Standardize the data. Automate the reconciliation. That is how fund managers have to keep costs down, as trading volumes grow and the types of assets being exchanged multiply.
Can you spell “currency overlay”? The “futures” are now.

At the beginning of the month, a Chicago firm that specializes in the automated collection, aggregation and management of financial data began expanding its services to cover futures and options on futures.

The catchy names for the new services from Insignis, located in the heart of the Windy City’s financial district, are the Futures Data Aggregation Service and the Futures Data Reconciliation Service.

Their purpose is catching on, however. By standardizing how records of futures – or other types of assets – are kept, it makes it easier for a fund management firm’s back office to keep track of positions it holds in particular types of contracts and cash it holds.

Properly managed, the reconciliation process can even be used to free up cash, by figuring out just how much collateral a firm needs to keep on margin and allowing it to put the rest to work, said Insignis CEO Peter Dietz.

For the expansion of its services into futures, Insignis now collects data on more than 90 instruments on 32 exchanges in 16 countries. Data comes from 11 top clearing brokers in the United States, the United Kingdom and western Europe. Additional brokers can be added, at a customer’s request.

But no matter how many clearing brokers are supplying data, they can’t affect the standardization of the data. The master file keeps just one record of each instrument. Clearing brokers can employ their own symbols to identify each instrument. But no broker information is added to the security master file.

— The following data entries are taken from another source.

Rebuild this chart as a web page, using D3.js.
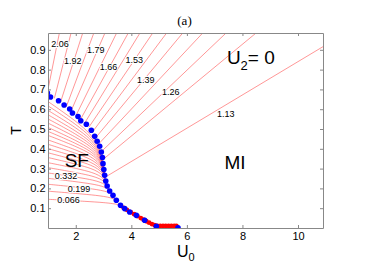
<!DOCTYPE html>
<html>
<head>
<meta charset="utf-8">
<script src="https://d3js.org/d3.v7.min.js"></script>
<style>
  body { margin: 0; background: #fff; }
  text { font-family: "Liberation Sans", Arial, sans-serif; }
</style>
</head>
<body>
<div id="my_dataviz"></div>
<script>
// phase boundary, blue markers [U0, T]
var blueDots = [
  [0.98,0.682],[1.09,0.662],[1.38,0.643],[1.58,0.621],[1.78,0.601],[1.88,0.581],
  [2.08,0.563],[2.18,0.542],[2.38,0.524],[2.56,0.494],[2.68,0.463],[2.77,0.438],
  [2.86,0.413],[2.92,0.384],[2.96,0.356],[2.98,0.325],[3.01,0.295],[3.04,0.266],
  [3.08,0.237],[3.13,0.212],[3.22,0.187],[3.34,0.165],[3.46,0.140],[3.61,0.115],
  [3.76,0.098],[3.94,0.081],[4.18,0.064],[4.48,0.039],[4.90,0.009],[5.68,0.001]
];

// red markers along the low-T part of the boundary
var redDots = [
  [3.62,0.112],[3.72,0.102],[3.84,0.092],[3.98,0.080],[4.10,0.070],[4.22,0.060],
  [4.34,0.050],[4.44,0.042],[4.54,0.034],[4.64,0.027],[4.74,0.020],[4.84,0.014],
  [4.94,0.011],[5.04,0.011],[5.14,0.011],[5.24,0.011],[5.34,0.011],[5.44,0.011],
  [5.54,0.011],[5.62,0.011]
];

// straight contours in the MI region: [U start, T start, U end, T end]
var rayLines = [
  [1.00,0.700, 1.41,0.985],
  [1.23,0.655, 1.83,0.985],
  [1.45,0.635, 2.25,0.985],
  [1.66,0.613, 2.65,0.985],
  [1.83,0.591, 3.05,0.985],
  [2.01,0.569, 3.47,0.985],
  [2.16,0.546, 3.89,0.985],
  [2.32,0.530, 4.31,0.985],
  [2.47,0.509, 4.77,0.985],
  [2.60,0.485, 5.27,0.985],
  [2.71,0.455, 5.85,0.985],
  [2.82,0.424, 6.57,0.985],
  [2.92,0.386, 7.41,0.985],
  [2.97,0.345, 8.49,0.985],
  [3.05,0.256, 10.9,0.916]
];

// curved contours in the SF region, each a list of [U0, T]
var arcLines = [
  [[1,0.145],[2.323,0.1347],[2.985,0.1284],[3.317,0.1233],[3.511,0.1184],[3.619,0.1129],[3.70,0.107]],
  [[1,0.186],[2.225,0.1717],[2.838,0.1628],[3.145,0.1558],[3.325,0.1489],[3.425,0.1412],[3.50,0.133]],
  [[1,0.221],[2.156,0.2045],[2.735,0.1943],[3.025,0.1862],[3.195,0.1783],[3.289,0.1694],[3.36,0.160]],
  [[1,0.251],[2.107,0.2318],[2.661,0.2199],[2.939,0.2105],[3.102,0.2013],[3.192,0.1909],[3.26,0.180]],
  [[1,0.278],[2.073,0.2556],[2.610,0.2417],[2.879,0.2307],[3.037,0.2199],[3.124,0.2078],[3.19,0.195]],
  [[1,0.305],[2.054,0.2785],[2.580,0.2621],[2.845,0.2491],[3.000,0.2364],[3.086,0.2221],[3.15,0.207]],
  [[1,0.330],[2.039,0.2998],[2.558,0.2810],[2.819,0.2662],[2.972,0.2516],[3.056,0.2352],[3.12,0.218]],
  [[1,0.356],[2.029,0.3214],[2.544,0.3000],[2.802,0.2830],[2.953,0.2664],[3.037,0.2477],[3.10,0.228]],
  [[1,0.380],[2.019,0.3414],[2.529,0.3174],[2.785,0.2985],[2.934,0.2799],[3.018,0.2590],[3.08,0.237]],
  [[1,0.401],[2.014,0.3586],[2.521,0.3323],[2.776,0.3115],[2.925,0.2911],[3.008,0.2682],[3.07,0.244]],
  [[1,0.423],[2.009,0.3763],[2.514,0.3473],[2.767,0.3244],[2.916,0.3019],[2.998,0.2766],[3.06,0.250]],
  [[1,0.445],[2.007,0.3934],[2.510,0.3614],[2.763,0.3361],[2.911,0.3113],[2.993,0.2834],[3.055,0.254]],
  [[1,0.468],[2.005,0.4110],[2.507,0.3757],[2.759,0.3477],[2.907,0.3203],[2.989,0.2895],[3.05,0.257]],
  [[1,0.488],[2.004,0.4262],[2.505,0.3878],[2.757,0.3575],[2.905,0.3277],[2.987,0.2943],[3.048,0.259]],
  [[1,0.508],[2.003,0.4413],[2.504,0.3999],[2.756,0.3672],[2.903,0.3351],[2.985,0.2990],[3.046,0.261]],
  [[1,0.530],[2.002,0.4576],[2.502,0.4128],[2.754,0.3772],[2.901,0.3424],[2.983,0.3033],[3.044,0.262]],
  [[1,0.551],[2.001,0.4732],[2.501,0.4250],[2.752,0.3868],[2.899,0.3494],[2.981,0.3074],[3.042,0.263]],
  [[1,0.572],[2.000,0.4888],[2.500,0.4373],[2.751,0.3964],[2.898,0.3564],[2.980,0.3114],[3.041,0.264]],
  [[1,0.594],[2.000,0.5052],[2.499,0.4501],[2.751,0.4065],[2.897,0.3637],[2.979,0.3157],[3.040,0.265]],
  [[1,0.617],[2.000,0.5221],[2.499,0.4632],[2.751,0.4166],[2.897,0.3710],[2.979,0.3196],[3.040,0.2655]],
  [[1,0.639],[2.000,0.5383],[2.499,0.4758],[2.751,0.4264],[2.897,0.3779],[2.979,0.3234],[3.040,0.266]]
];

// contour labels [text, U0, T]
var contourLabels = [
  ["2.06",1.43,0.930],["1.92",1.89,0.845],["1.79",2.72,0.898],["1.66",3.18,0.815],
  ["1.53",4.11,0.848],["1.39",4.52,0.750],["1.26",5.42,0.688],["1.13",7.40,0.578],
  ["0.332",1.65,0.265],["0.199",2.12,0.197],["0.066",1.74,0.140]
];

var xTicks = [2, 4, 6, 8, 10];
var yTicks = [0.1, 0.2, 0.3, 0.4, 0.5, 0.6, 0.7, 0.8, 0.9];

var margin = {top: 33, right: 51, bottom: 35, left: 48},
    width = 374 - margin.left - margin.right,
    height = 263 - margin.top - margin.bottom;

var svg = d3.select("#my_dataviz")
  .append("svg")
    .attr("width", width + margin.left + margin.right)
    .attr("height", height + margin.top + margin.bottom)
  .append("g")
    .attr("transform", "translate(" + margin.left + "," + margin.top + ")");

var x = d3.scaleLinear().domain([1, 10.9]).range([0, width]);
var y = d3.scaleLinear().domain([0, 0.985]).range([height, 0]);

svg.append("clipPath").attr("id", "clip")
  .append("rect").attr("width", width).attr("height", height);

var plot = svg.append("g").attr("clip-path", "url(#clip)");

var lineColor = "#ff5050";

// contour lines
plot.selectAll(".ray")
  .data(rayLines)
  .enter().append("line")
    .attr("x1", function(d){ return x(d[0]) })
    .attr("y1", function(d){ return y(d[1]) })
    .attr("x2", function(d){ return x(d[2]) })
    .attr("y2", function(d){ return y(d[3]) })
    .attr("stroke", lineColor)
    .attr("stroke-width", 0.6);

var arcPath = d3.line()
  .x(function(d){ return x(d[0]) })
  .y(function(d){ return y(d[1]) })
  .curve(d3.curveCatmullRom);

plot.selectAll(".arc")
  .data(arcLines)
  .enter().append("path")
    .attr("d", arcPath)
    .attr("fill", "none")
    .attr("stroke", lineColor)
    .attr("stroke-width", 0.6);

// boundary markers
plot.selectAll(".red")
  .data(redDots)
  .enter().append("circle")
    .attr("cx", function(d){ return x(d[0]) })
    .attr("cy", function(d){ return y(d[1]) })
    .attr("r", 2.4)
    .attr("fill", "#ff0000");

plot.selectAll(".blue")
  .data(blueDots)
  .enter().append("circle")
    .attr("cx", function(d){ return x(d[0]) })
    .attr("cy", function(d){ return y(d[1]) })
    .attr("r", 2.8)
    .attr("fill", "#0000ff");

// contour labels with white halo to break the lines
svg.selectAll(".clab")
  .data(contourLabels)
  .enter().append("text")
    .attr("x", function(d){ return x(d[1]) })
    .attr("y", function(d){ return y(d[2]) })
    .attr("dy", "0.35em")
    .attr("text-anchor", "middle")
    .style("font-size", "9px")
    .style("paint-order", "stroke")
    .attr("stroke", "#fff")
    .attr("stroke-width", 2)
    .attr("fill", "#000")
    .text(function(d){ return d[0] });

// axes, ticks pointing inward
var axisColor = "#888";
function styleAxis(g) {
  g.select(".domain").attr("stroke", axisColor);
  g.selectAll(".tick line").attr("stroke", axisColor);
  g.selectAll("text").attr("fill", "#000").style("font-size", "11px")
    .style("font-family", "'Liberation Sans', Arial, sans-serif");
}

svg.append("g")
  .attr("transform", "translate(0," + height + ")")
  .call(d3.axisBottom(x).tickValues(xTicks).tickSize(-3).tickSizeOuter(0).tickPadding(4))
  .call(styleAxis);

svg.append("g")
  .call(d3.axisTop(x).tickValues(xTicks).tickSize(-3).tickSizeOuter(0).tickFormat(""))
  .call(styleAxis);

svg.append("g")
  .call(d3.axisLeft(y).tickValues(yTicks).tickSize(-3).tickSizeOuter(0).tickPadding(2.5)
    .tickFormat(d3.format(".1f")))
  .call(styleAxis);

svg.append("g")
  .attr("transform", "translate(" + width + ",0)")
  .call(d3.axisRight(y).tickValues(yTicks).tickSize(-3).tickSizeOuter(0).tickFormat(""))
  .call(styleAxis);

// region labels
svg.append("text").attr("x", x(1.6)).attr("y", y(0.308))
  .style("font-size", "19px").text("SF");
svg.append("text").attr("x", x(7.35)).attr("y", y(0.297))
  .style("font-size", "19px").text("MI");

var u2 = svg.append("text").attr("x", x(7.44)).attr("y", y(0.830))
  .style("font-size", "19px");
u2.append("tspan").text("U");
u2.append("tspan").attr("dy", 6).style("font-size", "13px").text("2");
u2.append("tspan").attr("dy", -6).text("= 0");

// title and axis labels
svg.append("text")
  .attr("x", width / 2 - 1).attr("y", 25 - margin.top)
  .attr("text-anchor", "middle")
  .style("font-family", "'Liberation Serif', 'Times New Roman', serif")
  .style("font-size", "13px")
  .text("(a)");

var ul = svg.append("text")
  .attr("x", 177 - margin.left).attr("y", 257 - margin.top)
  .style("font-size", "16px");
ul.append("tspan").text("U");
ul.append("tspan").attr("dy", 4).style("font-size", "11px").text("0");

svg.append("text")
  .attr("transform", "translate(" + (20.5 - margin.left) + "," + (height / 2) + ") rotate(-90)")
  .attr("text-anchor", "middle")
  .style("font-size", "14px")
  .text("T");
</script>
</body>
</html>
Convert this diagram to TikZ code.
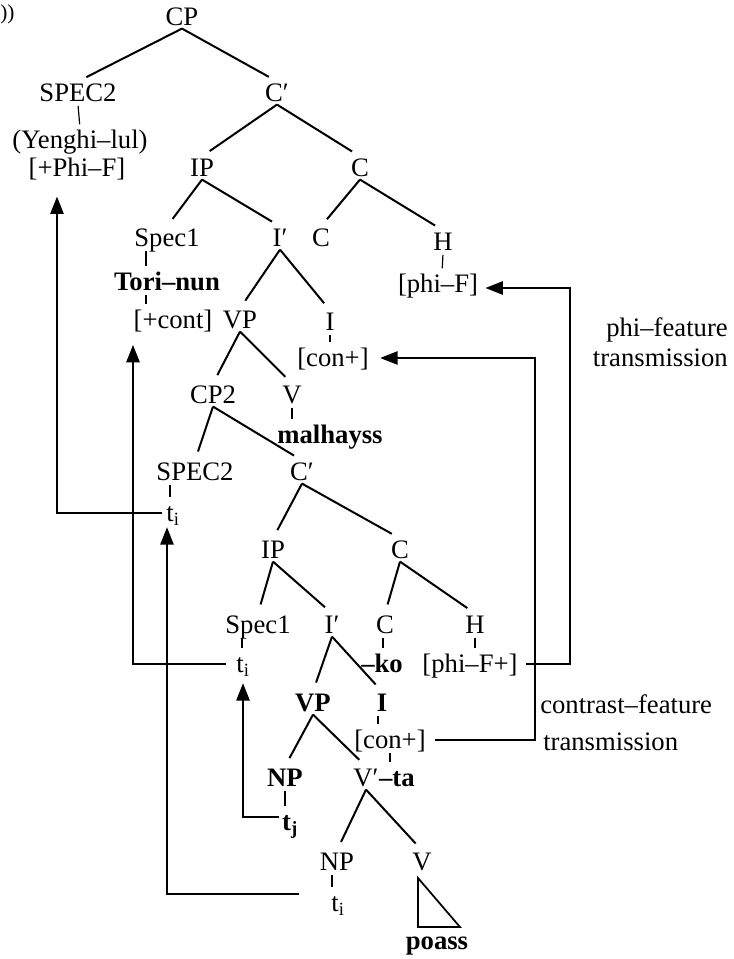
\documentclass[tikz,border=0pt]{standalone}
\usepackage{fontspec}
\setmainfont{Liberation Serif}
\usetikzlibrary{arrows.meta}
\begin{document}
\begin{tikzpicture}[x=0.75pt,y=-0.75pt,
  lab/.style={inner sep=0pt,text height=15pt,text depth=2pt,font=\fontsize{20}{24}\selectfont},
  bl/.style={lab,font=\fontsize{20}{24}\selectfont\bfseries},
  branch/.style={line width=1.5pt,shorten >=7pt},
  tick/.style={line width=0.9pt,shorten <=1pt,shorten >=3pt},
  arr/.style={line width=1.1pt,-{Triangle[length=13pt,width=10pt]}},
  plainline/.style={line width=1.3pt,line join=miter}]
\useasboundingbox (0,0) rectangle (734,959);
\node[anchor=west,inner sep=0pt,font=\fontsize{16}{18}\selectfont] (num) at (0,14) {))};
% upper tree
\node[lab] (cp) at (182,17) {CP};
\node[lab] (spA) at (78,93) {SPEC2};
\node[lab] (yen) at (80,140) {(Yenghi--lul)};
\node[lab] (phiP) at (77,168) {[+Phi--F]};
\node[lab] (cbA) at (277,93) {C′};
\node[lab] (ipA) at (202,168) {IP};
\node[lab] (cA) at (360,168) {C};
\node[lab] (s1A) at (167,238) {Spec1};
\node[lab] (ibA) at (280,238) {I′};
\node[lab] (cA2) at (321,238) {C};
\node[lab] (hA) at (443,242) {H};
\node[bl] (tori) at (167,282) {Tori--nun};
\node[lab] (phiF) at (438,284) {[phi--F]};
\node[lab] (cont) at (173,320) {[+cont]};
\node[lab] (vpA) at (240,320) {VP};
\node[lab] (iA) at (330,322) {I};
\node[lab] (conA) at (333,358) {[con+]};
\node[lab] (cp2) at (213,395) {CP2};
\node[lab] (vA) at (292,395) {V};
\node[bl] (mal) at (330,435) {malhayss};
% lower tree
\node[lab] (spB) at (195,472) {SPEC2};
\node[lab] (cbB) at (302,472) {C′};
\node[lab] (tiA) at (173,513) {t\textsubscript{i}};
\node[lab] (ipB) at (273,550) {IP};
\node[lab] (cB) at (400,550) {C};
\node[lab] (s1B) at (258,625) {Spec1};
\node[lab] (ibB) at (332,625) {I′};
\node[lab] (cB2) at (385,625) {C};
\node[lab] (hB) at (475,625) {H};
\node[lab] (tiB) at (243,664) {t\textsubscript{i}};
\node[bl] (ko) at (382,664) {--ko};
\node[lab] (phiFp) at (470,664) {[phi--F+]};
\node[bl] (vpB) at (313,703) {VP};
\node[bl] (iB) at (382,703) {I};
\node[lab] (conB) at (390,740) {[con+]};
\node[bl] (npA) at (285,778) {NP};
\node[lab] (vbar) at (366,778) {V′};
\node[bl,anchor=west] (ta) at (vbar.east) {--ta};
\node[bl] (tj) at (290,822) {t\textsubscript{j}};
\node[lab] (npB) at (337,862) {NP};
\node[lab] (vB) at (422,862) {V};
\node[lab] (tiC) at (338,903) {t\textsubscript{i}};
\node[bl] (poass) at (437,941) {poass};
% side labels
\node[lab,anchor=east] (phl1) at (728,328) {phi--feature};
\node[lab,anchor=east] (phl2) at (728,358) {transmission};
\node[lab,anchor=west] (ctl1) at (540,705) {contrast--feature};
\node[lab,anchor=west] (ctl2) at (543,742) {transmission};
% branches
\foreach \p/\c in {cp/spA,cp/cbA,cbA/ipA,cbA/cA,ipA/s1A,ipA/ibA,cA/cA2,cA/hA,
  ibA/vpA,ibA/iA,vpA/cp2,vpA/vA,cp2/spB,cp2/cbB,cbB/ipB,cbB/cB,ipB/s1B,ipB/ibB,
  cB/cB2,cB/hB,ibB/vpB,ibB/iB,vpB/npA,vpB/vbar,vbar/npB,vbar/vB}
  \draw[branch] (\p.south) -- (\c.north);
% ticks
\draw[tick] (spA.south) -- (yen.north);
\draw[tick] ([xshift=-15.75pt]s1A.south) -- ([xshift=-15.75pt]tori.north);
\draw[tick] ([xshift=-15.75pt]tori.south) -- ([xshift=-20.25pt]cont.north);
\draw[tick] (hA.south) -- ([xshift=3pt]phiF.north);
\draw[tick] (iA.south) -- ([xshift=-2.25pt]conA.north);
\draw[tick] (vA.south) -- ([xshift=-28.5pt]mal.north);
\draw[tick] ([xshift=-18.75pt]spB.south) -- ([xshift=-2.25pt]tiA.north);
\draw[tick] ([xshift=-12pt]s1B.south) -- ([xshift=-0.75pt]tiB.north);
\draw[tick] ([xshift=-1.5pt]cB2.south) -- ([xshift=0.75pt]ko.north);
\draw[tick] (hB.south) -- ([xshift=3.75pt]phiFp.north);
\draw[tick] ([xshift=-3pt]iB.south) -- ([xshift=-9pt]conB.north);
\draw[tick] (conB.south) -- (conB.south |- ta.north);
\draw[tick] (npA.south) -- ([xshift=-3.75pt]tj.north);
\draw[tick] ([xshift=-3.75pt]npB.south) -- ([xshift=-4.5pt]tiC.north);
% triangle under V
\draw[plainline] (418,878) -- (418,927) -- (460,927) -- cycle;
% movement arrows
\draw[arr,shorten <=3pt,shorten >=12.75pt] (tiA.west) -| ([xshift=-15pt]phiP.south);
\draw[arr,shorten <=7.5pt,shorten >=10pt] (tiB.west) -| ([xshift=-30pt]cont.south);
\draw[arr,shorten <=23.8pt,shorten >=2pt] ([yshift=6.75pt]tiC.west) -| ([xshift=-4.5pt]tiA.south);
\draw[arr,shorten <=2.25pt,shorten >=5.7pt] ([yshift=3.75pt]tj.west) -| (tiB.south);
% feature transmission
\draw[arr,shorten <=6pt,shorten >=5.4pt] (phiFp.east) -- ++(52,0) |- ([yshift=-3pt]phiF.east);
\draw[arr,shorten <=7pt,shorten >=8.5pt] (conB.east) -- ++(109,0) |- (conA.east);
\end{tikzpicture}
\end{document}
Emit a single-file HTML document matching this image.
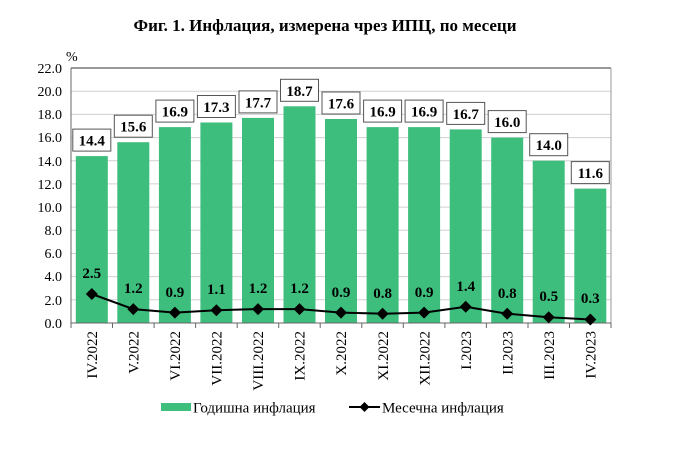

Insignis, in turn, compares broker data to the master data and standardizes the reporting of the price of an instrument and value of a particular contract.

Getting this right, quickly, is no small matter in the futures industry. Where transactions in more straightforward instruments, such as stocks, are allowed to take three days to reconcile and settle, otherwise known as T+3, futures contracts must be settled in a single day (T+1).

By providing a standardized feed of futures data to fund managers, back office functions can speed up.

The reconciliation service can automatically reconcile details of transactions, without manual intervention. More commonly, says Insignis, the feed can be sent directly to a fund manager, who handles the reconciliation.

In either case, the reconciliation service can make sure that the data coming in from the clearing brokers agrees with data coming in from fund managers.

In any case, the investment manager no longer gets multiple data feeds from a variety of clearing brokers. He or she gets one single set of standardized data. “Breaks,” a.k.a. exceptions or discrepancies, are automatically identified.

The automation cuts costs on matching data on most transactions. This means operations staff can spend time just resolving the discrepancies that have been identified with custodians, clearing brokers and executing brokers. Or moving on to more important office tasks.

The Insignis services, like others, can ship out data in Excel format, commonly used in middle and back officesn or as flat files. The data also can be downloaded from a site that employs the web’s widely used FTP, or File Transfer Protocol.

The data can also be used to improve a fund’s cash and collateral positions. “By providing us with collateral excess thresholds,” Dietz said, “we are able to generate a list of accounts with collateral that could be recalled from the brokerage firms.”

And the service can also set thresholds for “free” cash balances in currencies in which no futures position is currently being held. So if, for instance, euros are sitting unused, they can be moved into another currency account and employed.

Adroit fund managers can monitor, for instance, interest rates on various currencies and move cash balances wherever they best maximize the interest received.

Insignis is “not aware of a direct competitor” for its data aggregation and reconciliation services for futures. But Traiana, a provider of post-trade processing services in futures, equities and other securities, and Electra Information Systems provide similar services.

Investment funds also often invest in creating their own data collection and reconciliation services, internally.

This is where a service supplier can make economic sense. In some cases, a two-person operations staff may have to collect information from 200 custodians, noted Ian Danic, managing director of Electra Information, which offers a securities transaction and automated reconciliation service known as Staars.

Investing in that “internal group that wants to do data on its own” can be problematic, Danic said. “If you get hit by a bus, you’re in trouble.’’

Electra is younger than Insignis, having started up in 1998, compared to 1985. But it claims to serve 30% of the top 50 investment managers, with a wide range of collection and reconcilization services for equities, fixed-income products and derivative securities.

In futures, Insignis believes it sets itself apart by standardizing data in its security master file, readily identifying errors and bringing to bear expertise on both the collection and reconciliation of data.

That’s been good enough for three clients, Dietz said, who it also says rank among the “top 50 investment managers.’’ He declined to name them, however, citing agreements with those customers precluding identification.

And, surprisingly enough, Insignis can distinguish itself by providing custom services, around the standardized data it supplies.

“What we’re finding is the back offices of these different investment managers utilize the data in different ways, and we have to be able to match their processes to most effectively utilize the data,’’ Dietz said.